Donc, en août 1947, Wanda était partie s’installer chez mes parents à Draveil, et j’avais annoncé au clan d’Y. V., mon repli vers le domicile du Chemin Manot...

Etait arrivé le soir de passer ma dernière nuit à Avion.

Quelle atroce nuit !

Incapable de m'endormir, je ressassais tout ce que j’allais perdre en confort et facilité de vie. Enrageant de quitter cette belle maison que j'avais si bien organisée !

Et aussi ma complicité avec ma gentille petite dactylo, Suzette, dont il faut que j'évoque à nouveau la jeune vitalité avant de poursuivre le récit de ces dernières heures passées à Avion !

Ainsi, qu’ensuite, l’histoire d'une certaine Mar-Jeanne, abréviation du prénom de Marie Jeanne...


Suzette ! En effet je ne pensais pas avoir éveillé un tel petit volcan à l’occasion d’un baiser donné par surprise, capable ensuite de toutes les audaces en dépit de son extrême jeunesse...

C'est ainsi qu'après son voyage initiatique de Draveil - qui avait déclenché la colère de ma mère - quarante huit heures plus tard, spontanément, elle va prendre en mains l'organisation de ma vie matérielle à Avion, préparant, en plus de son travail, chacun de mes repas…

De plus, quelques jours plus tard, très tôt un matin, j'avais entendu avec stupéfaction sa jeune voix monter l'escalier de ma chambre en chantant la chanson à la mode :

-« On prend le café au lait, au lit,

Avec des croissants et des gâteaux chauds ...

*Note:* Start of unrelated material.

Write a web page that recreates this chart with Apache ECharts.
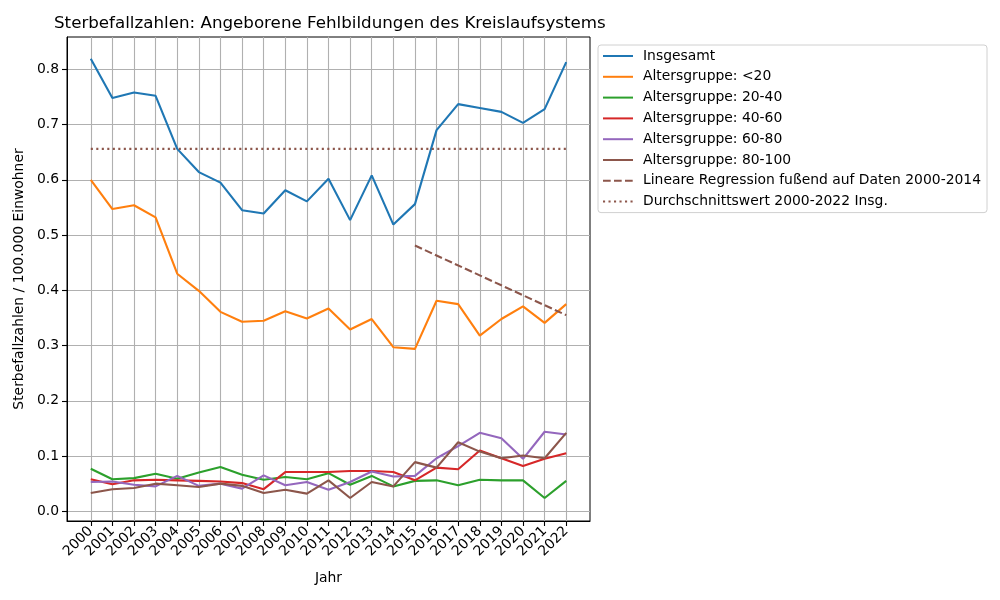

C'que ça peut être bon, non de non!

puis frapper à ma porte :

-« Petit-déjeuner, Monsieur !

Qu'auriez-vous fait à ma place, alors que le café du matin, le meilleur de la journée, et les tendres pratiques de Germaine me manquaient si cruellement ?

C'est ainsi qu'elle m'habituera tous les matins, après s'être déshabillée en deux temps trois mouvements et coulée dans mon lit, à me faire entendre sous mes caresses une vocalise sur la seule lettre "A", dont les tonalités et l'amplitude valaient bien tous les plus beaux discours ! Remplaçant ainsi, en infiniment mieux - et surtout plus complètement - les services somme toute limités, de Germaine...

Nos jeux matinaux dureront pendant des semaines et des semaines... D'abord avec infiniment de plaisir, puis par habitude. Plus tard, je commencerai à trouver sa robustesse paysanne - "on" m'avait prévenu qu'elle grossirait ! - moins stimulante, et sa gourmandise par trop bruyante… Finalement lassante...

D'autant plus que passera dans mon ciel une embellie, qui m'apparut alors être une occasion raisonnable d'espérer...

Une dernière chance offerte par la Providence, en la personne d'une certaine Mar-Jeanne... Occasion opportune d’interrompre les services extra professionnels de ma jeune employée. Mais comment m’y prendre pour ne pas la blesser ?

Tout naturellement, au cours d'un de mes très fréquents séjours à Draveil pour surveiller le magasin et alimenter mon ouvrière Wanda en travail, je raconte à ma mère ma situation vis-à-vis de ma petite secrétaire toute particulière, et mon intention de rompre.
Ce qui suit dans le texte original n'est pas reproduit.